##### Supplied material

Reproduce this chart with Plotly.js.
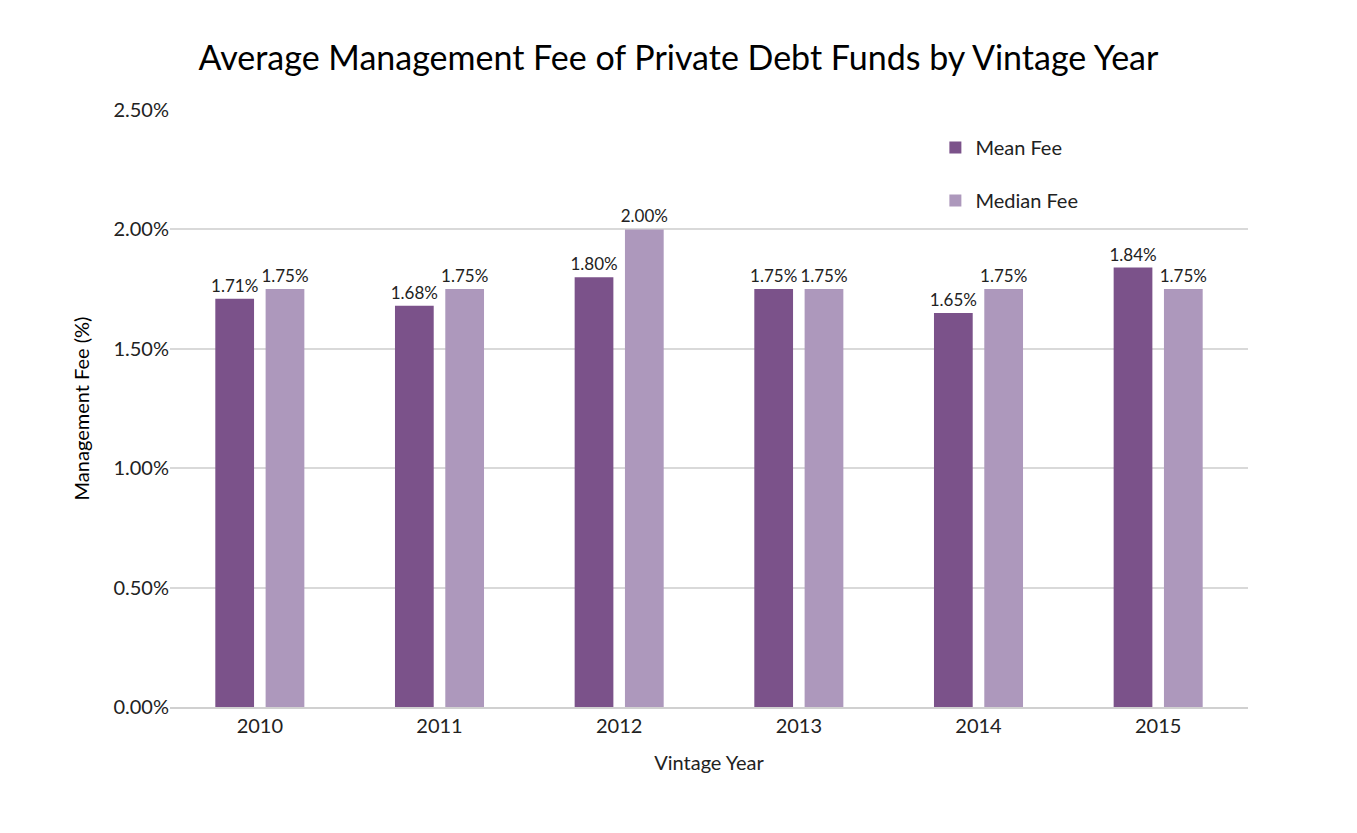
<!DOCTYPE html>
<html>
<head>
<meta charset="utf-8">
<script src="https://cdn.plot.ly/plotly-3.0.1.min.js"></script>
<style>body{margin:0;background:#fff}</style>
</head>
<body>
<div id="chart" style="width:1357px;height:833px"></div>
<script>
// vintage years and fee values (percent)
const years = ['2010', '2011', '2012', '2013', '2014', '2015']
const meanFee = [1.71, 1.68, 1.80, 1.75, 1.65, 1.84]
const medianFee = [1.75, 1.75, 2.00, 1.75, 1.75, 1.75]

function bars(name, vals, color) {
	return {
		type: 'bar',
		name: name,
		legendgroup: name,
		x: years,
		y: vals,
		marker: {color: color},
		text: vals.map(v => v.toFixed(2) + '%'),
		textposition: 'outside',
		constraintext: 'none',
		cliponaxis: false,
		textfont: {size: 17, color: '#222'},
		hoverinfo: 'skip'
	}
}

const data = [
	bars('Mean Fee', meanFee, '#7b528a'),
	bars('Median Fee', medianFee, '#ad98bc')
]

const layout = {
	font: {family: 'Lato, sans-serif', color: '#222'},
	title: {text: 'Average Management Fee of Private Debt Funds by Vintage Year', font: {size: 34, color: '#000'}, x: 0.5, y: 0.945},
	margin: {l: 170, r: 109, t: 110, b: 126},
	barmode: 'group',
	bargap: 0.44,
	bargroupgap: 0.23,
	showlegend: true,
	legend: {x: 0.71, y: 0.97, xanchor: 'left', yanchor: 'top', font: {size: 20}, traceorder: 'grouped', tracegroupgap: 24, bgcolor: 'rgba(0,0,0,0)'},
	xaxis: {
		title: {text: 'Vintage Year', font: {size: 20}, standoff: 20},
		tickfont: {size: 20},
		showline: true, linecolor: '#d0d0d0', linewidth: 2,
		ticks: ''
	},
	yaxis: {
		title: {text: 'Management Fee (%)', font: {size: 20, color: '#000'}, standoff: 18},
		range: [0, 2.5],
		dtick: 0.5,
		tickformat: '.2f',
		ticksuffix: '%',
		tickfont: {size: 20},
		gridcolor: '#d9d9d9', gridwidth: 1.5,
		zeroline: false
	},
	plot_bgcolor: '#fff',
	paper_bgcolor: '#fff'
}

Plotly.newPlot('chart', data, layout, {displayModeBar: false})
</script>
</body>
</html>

##########

Problem details :: Copy exactly the lines running from the beginning of the listing through the line that has "const medianFee = [1.75, 1.75, 2.00, 1.75, 1.75, 1.75]". Drop the pictures.

Reply ::
Reproduce this chart with Plotly.js.
<!DOCTYPE html>
<html>
<head>
<meta charset="utf-8">
<script src="https://cdn.plot.ly/plotly-3.0.1.min.js"></script>
<style>body{margin:0;background:#fff}</style>
</head>
<body>
<div id="chart" style="width:1357px;height:833px"></div>
<script>
// vintage years and fee values (percent)
const years = ['2010', '2011', '2012', '2013', '2014', '2015']
const meanFee = [1.71, 1.68, 1.80, 1.75, 1.65, 1.84]
const medianFee = [1.75, 1.75, 2.00, 1.75, 1.75, 1.75]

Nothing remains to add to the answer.